OBJECTIVE
Everything in the data should be repeated exactly, save for the images.

DATA SECTION
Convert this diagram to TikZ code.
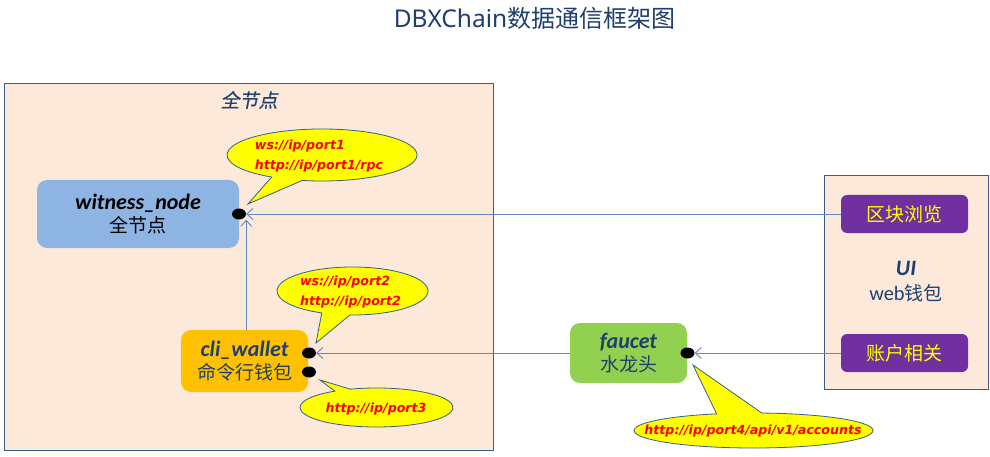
\documentclass[tikz,border=0pt]{standalone}
\usepackage{fontspec}
\setmainfont{Carlito}
\newfontfamily\cjk{Noto Sans CJK SC}
\newfontfamily\cjksl{Noto Sans CJK SC}[FakeSlant=0.2,FakeBold=0.6]
\newfontfamily\callfont{DejaVu Sans}
\newfontfamily\ttlfont{Noto Sans}
\usetikzlibrary{arrows.meta,calc,shapes.geometric}
\definecolor{peach}{HTML}{FDE9D9}
\definecolor{frame}{HTML}{385D8A}
\definecolor{wblue}{HTML}{8DB4E2}
\definecolor{cgold}{HTML}{FFC000}
\definecolor{fgreen}{HTML}{92D050}
\definecolor{upurple}{HTML}{7030A0}
\definecolor{dblue}{HTML}{1F3F6E}
\definecolor{lineblue}{HTML}{5F88C4}
\definecolor{callyellow}{HTML}{FFFF00}
\newcommand\boxlat[1]{{\fontsize{22}{23}\selectfont\bfseries\itshape #1}}
\newcommand\boxcjk[1]{{\cjk\fontsize{19}{23}\selectfont #1}}
\begin{document}
\begin{tikzpicture}[x=1pt,y=-1pt,
  panel/.style={draw=frame,line width=0.9pt,fill=peach},
  compbox/.style={rounded corners=10pt,inner sep=0pt,align=center,font=\fontsize{20}{23}\selectfont},
  uibox/.style={rounded corners=6pt,fill=upurple,inner sep=0pt,minimum width=127pt,minimum height=38pt,text=callyellow},
  dotmark/.style={shape=ellipse,fill=black,inner sep=0pt,minimum width=14pt,minimum height=11pt},
  conn/.style={draw=lineblue,line width=0.9pt,-{Straight Barb[length=6pt,width=11pt,line width=0.9pt]}},
  callout/.style={fill=callyellow,draw=frame,line width=0.8pt},
  calltext/.style={text=red,align=left,inner sep=0pt,font=\callfont\fontsize{12.6}{20}\selectfont\bfseries\itshape}
]
\useasboundingbox (0,0) rectangle (990,457);

% title
\node[text=dblue,inner sep=0pt] (title) at (534.5,18) {{\ttlfont\fontsize{24.5}{28}\selectfont DBXChain}{\cjk\fontsize{24}{28}\selectfont 数据通信框架图}};

% panels
\draw[panel] (4,83) rectangle (493,450);
\draw[panel] (824,175) rectangle (988,389);
\node[text=dblue,inner sep=0pt] (fulltitle) at (249,100) {\cjksl\fontsize{19}{22}\selectfont 全节点};

% component boxes
\node[compbox,fill=wblue,minimum width=202pt,minimum height=68pt] (witness) at (138,214)
  {\boxlat{witness\_node}\\\boxcjk{全节点}};
\node[compbox,fill=cgold,minimum width=127pt,minimum height=62pt,text=dblue] (cli) at (244.5,361)
  {\boxlat{cli\_wallet}\\\boxcjk{命令行钱包}};
\node[compbox,fill=fgreen,minimum width=117pt,minimum height=60pt,text=dblue] (faucet) at (628.5,353)
  {\boxlat{faucet}\\\boxcjk{水龙头}};

% UI
\node[uibox] (zb) at (904.5,214) {\boxcjk{区块浏览}};
\node[uibox] (zh) at (904.5,353) {\boxcjk{账户相关}};
\node[text=dblue,align=center,inner sep=0pt,font=\fontsize{20}{25}\selectfont] (ui) at (906,282)
  {\boxlat{UI}\\{\fontsize{20.5}{25}\selectfont web}\boxcjk{钱包}};

% dots
\node[dotmark] (wdot) at (239,214) {};
\node[dotmark] (cdot1) at (309,353) {};
\node[dotmark] (cdot2) at (309,372) {};
\node[dotmark] (fdot) at (687.5,353) {};

% callouts
\draw[callout] (248,204) -- ($(322,155)+(102:95 and 26)$)
  arc[start angle=102,end angle=-238,x radius=95,y radius=26] -- cycle;
\node[calltext] (c1) at (319,156) {ws://ip/port1\\http://ip/port1/rpc};

\draw[callout] (316,343) -- ($(352.5,291)+(92:75.5 and 24)$)
  arc[start angle=92,end angle=-246,x radius=75.5,y radius=24] -- cycle;
\node[calltext] (c2) at (350.5,292.5) {ws://ip/port2\\http://ip/port2};

\draw[callout] (320,380) -- ($(376.5,407.5)+(-110:76.5 and 19.5)$)
  arc[start angle=-110,end angle=237,x radius=76.5,y radius=19.5] -- cycle;
\node[calltext] (c3) at (376,409) {http://ip/port3};

\draw[callout] (693,365) -- ($(753.5,430.5)+(-86:119.5 and 17.5)$)
  arc[start angle=-86,end angle=252,x radius=119.5,y radius=17.5] -- cycle;
\node[calltext] (c4) at (753,431) {http://ip/port4/api/v1/accounts};

% connectors
\draw[conn] (zb.west) -- (wdot.east);
\draw[conn] (cli.north -| wdot.east) -- (wdot.south -| wdot.east);
\draw[conn] (faucet.west) -- (cdot1.east);
\draw[conn] (zh.west) -- (fdot.east);
\end{tikzpicture}
\end{document}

TASK OUTPUT
Convert this diagram to TikZ code.
\documentclass[tikz,border=0pt]{standalone}
\usepackage{fontspec}
\setmainfont{Carlito}
\newfontfamily\cjk{Noto Sans CJK SC}
\newfontfamily\cjksl{Noto Sans CJK SC}[FakeSlant=0.2,FakeBold=0.6]
\newfontfamily\callfont{DejaVu Sans}
\newfontfamily\ttlfont{Noto Sans}
\usetikzlibrary{arrows.meta,calc,shapes.geometric}
\definecolor{peach}{HTML}{FDE9D9}
\definecolor{frame}{HTML}{385D8A}
\definecolor{wblue}{HTML}{8DB4E2}
\definecolor{cgold}{HTML}{FFC000}
\definecolor{fgreen}{HTML}{92D050}
\definecolor{upurple}{HTML}{7030A0}
\definecolor{dblue}{HTML}{1F3F6E}
\definecolor{lineblue}{HTML}{5F88C4}
\definecolor{callyellow}{HTML}{FFFF00}
\newcommand\boxlat[1]{{\fontsize{22}{23}\selectfont\bfseries\itshape #1}}
\newcommand\boxcjk[1]{{\cjk\fontsize{19}{23}\selectfont #1}}
\begin{document}
\begin{tikzpicture}[x=1pt,y=-1pt,
  panel/.style={draw=frame,line width=0.9pt,fill=peach},
  compbox/.style={rounded corners=10pt,inner sep=0pt,align=center,font=\fontsize{20}{23}\selectfont},
  uibox/.style={rounded corners=6pt,fill=upurple,inner sep=0pt,minimum width=127pt,minimum height=38pt,text=callyellow},
  dotmark/.style={shape=ellipse,fill=black,inner sep=0pt,minimum width=14pt,minimum height=11pt},
  conn/.style={draw=lineblue,line width=0.9pt,-{Straight Barb[length=6pt,width=11pt,line width=0.9pt]}},
  callout/.style={fill=callyellow,draw=frame,line width=0.8pt},
  calltext/.style={text=red,align=left,inner sep=0pt,font=\callfont\fontsize{12.6}{20}\selectfont\bfseries\itshape}
]
\useasboundingbox (0,0) rectangle (990,457);

% title
\node[text=dblue,inner sep=0pt] (title) at (534.5,18) {{\ttlfont\fontsize{24.5}{28}\selectfont DBXChain}{\cjk\fontsize{24}{28}\selectfont 数据通信框架图}};

% panels
\draw[panel] (4,83) rectangle (493,450);
\draw[panel] (824,175) rectangle (988,389);
\node[text=dblue,inner sep=0pt] (fulltitle) at (249,100) {\cjksl\fontsize{19}{22}\selectfont 全节点};

% component boxes
\node[compbox,fill=wblue,minimum width=202pt,minimum height=68pt] (witness) at (138,214)
  {\boxlat{witness\_node}\\\boxcjk{全节点}};
\node[compbox,fill=cgold,minimum width=127pt,minimum height=62pt,text=dblue] (cli) at (244.5,361)
  {\boxlat{cli\_wallet}\\\boxcjk{命令行钱包}};
\node[compbox,fill=fgreen,minimum width=117pt,minimum height=60pt,text=dblue] (faucet) at (628.5,353)
  {\boxlat{faucet}\\\boxcjk{水龙头}};

% UI
\node[uibox] (zb) at (904.5,214) {\boxcjk{区块浏览}};
\node[uibox] (zh) at (904.5,353) {\boxcjk{账户相关}};
\node[text=dblue,align=center,inner sep=0pt,font=\fontsize{20}{25}\selectfont] (ui) at (906,282)
  {\boxlat{UI}\\{\fontsize{20.5}{25}\selectfont web}\boxcjk{钱包}};

% dots
\node[dotmark] (wdot) at (239,214) {};
\node[dotmark] (cdot1) at (309,353) {};
\node[dotmark] (cdot2) at (309,372) {};
\node[dotmark] (fdot) at (687.5,353) {};

% callouts
\draw[callout] (248,204) -- ($(322,155)+(102:95 and 26)$)
  arc[start angle=102,end angle=-238,x radius=95,y radius=26] -- cycle;
\node[calltext] (c1) at (319,156) {ws://ip/port1\\http://ip/port1/rpc};

\draw[callout] (316,343) -- ($(352.5,291)+(92:75.5 and 24)$)
  arc[start angle=92,end angle=-246,x radius=75.5,y radius=24] -- cycle;
\node[calltext] (c2) at (350.5,292.5) {ws://ip/port2\\http://ip/port2};

\draw[callout] (320,380) -- ($(376.5,407.5)+(-110:76.5 and 19.5)$)
  arc[start angle=-110,end angle=237,x radius=76.5,y radius=19.5] -- cycle;
\node[calltext] (c3) at (376,409) {http://ip/port3};

\draw[callout] (693,365) -- ($(753.5,430.5)+(-86:119.5 and 17.5)$)
  arc[start angle=-86,end angle=252,x radius=119.5,y radius=17.5] -- cycle;
\node[calltext] (c4) at (753,431) {http://ip/port4/api/v1/accounts};

% connectors
\draw[conn] (zb.west) -- (wdot.east);
\draw[conn] (cli.north -| wdot.east) -- (wdot.south -| wdot.east);
\draw[conn] (faucet.west) -- (cdot1.east);
\draw[conn] (zh.west) -- (fdot.east);
\end{tikzpicture}
\end{document}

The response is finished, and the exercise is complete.